O Regresso involuntário

    O envolvimento do ACNUR no regresso de refugiados ao Myanmar tem assumido um significado particular em face dos acontecimentos que antecederam o lançamento do programa de repatriamento da organização. Em Abril de 1992, os governos do Bangladesh e do Myanmar assinaram um acordo bilateral, sem a participação do ACNUR. Cinco meses depois iniciou-se o repatriamento de refugiados para o Myanmar e, em Outubro de 1992, o ACNUR recebeu formalmente autorização para entrevistar os refugiados e avaliar a natureza voluntária do seu regresso. Contudo, a organização renunciou rapidamente a este papel, devido às dificuldades de acesso aos refugiados, bem como a denúncias generalizadas de que estes estaríam a ser sujeitos a abusos por parte de funcionários dos campos e de que estaríam a ser forçados a regressar ao Myanmar.

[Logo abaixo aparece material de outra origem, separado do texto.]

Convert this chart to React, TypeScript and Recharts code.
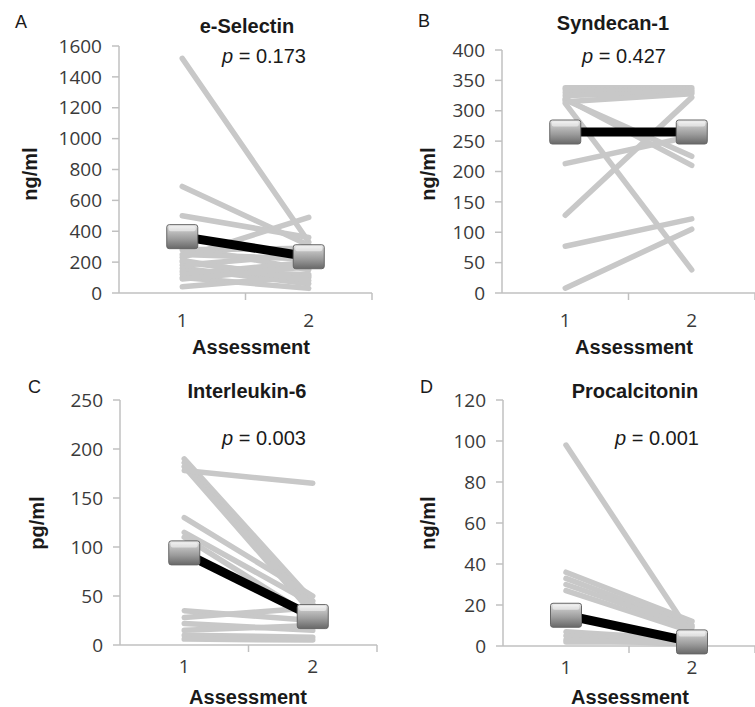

    O ACNUR e outros membros da comunidade internacional protestaram vigorosamente contra estes desenvolvimentos, tendo as violações subsequentemente cessado e os funcionários em questão sido demitidos das suas funções. Ao mesmo tempo, o ACNUR negociou novos acordos com as autoridades do Bangladesh, que concederam à organização um melhor acesso aos campos, permitindo que o pessoal do ACNUR entrevistasse potenciais retornados.

    Em Novembro de 1993, após o regresso de quase 50.000 refugiados, ao abrigo do programa de repatriamento bilateral, as autoridades do Myanmar concederam ao ACNUR acesso também ao Estado Rohingya. Subsequentemente, a organização foi autorizada a circular livremente na região (apesar de tal poder ser difícil em termos logísticos), bem como a supervisionar a situação dos retornados. Os esforços do ACNUR para ajudar os retornados na sua reintegração no Myanmar, através de projectos nos sectores do abastecimento de água, saúde, educação e projectos geradores de rendimentos, oferecem outros meios de promover e supervisionar o bem-estar de ex-refugiados. Em meados de 1995, o ACNUR não tinha encontrado quaisquer provas que sugerissem que os retornados tivessem sido sujeitos a perseguição ou discriminação, apesar de terem ocorrido alguns incidentes, envolvendo a detenção e recolocação de antigos refugiados.

    Apesar destes resultados encorajadores, duas importantes questões continuam por resolver. Em primeiro lugar, um número desconhecido de refugiados, mas ao que tudo parece relativamente pequeno poderá optar por não regressar ao Myanmar, devido às suas actividades e alianças políticas. Outra categoria de "casos residuais", cujo futuro terá que ser determinado, integra refugiados residentes em campos e que imigraram ilegalmente do Bangladesh para o Myanmar antes de 1991 e que, consequentemente, não têm o direito de regressar ao Estado Rohingya.

    Uma segunda e talvez mais significativa questão diz respeito à prevenção de futuros êxodos ou expulsões do Myanmar para o Bangladesh. Para prevenir quaisquer futuras ocorrências deste tipo, será necessário desenvolver esforços para oferecer à minoria muçulmana do Myanmar uma maior segurança, protegendo os seus direitos humanos, melhorando o seu estatuto social e político e oferecendo-lhes maiores oportunidades geradoras de rendimentos. Embora o ACNUR procure actualmente abordá-las, em última análise, a responsabilidade por estas questões deve ser assumida pelo país de origem.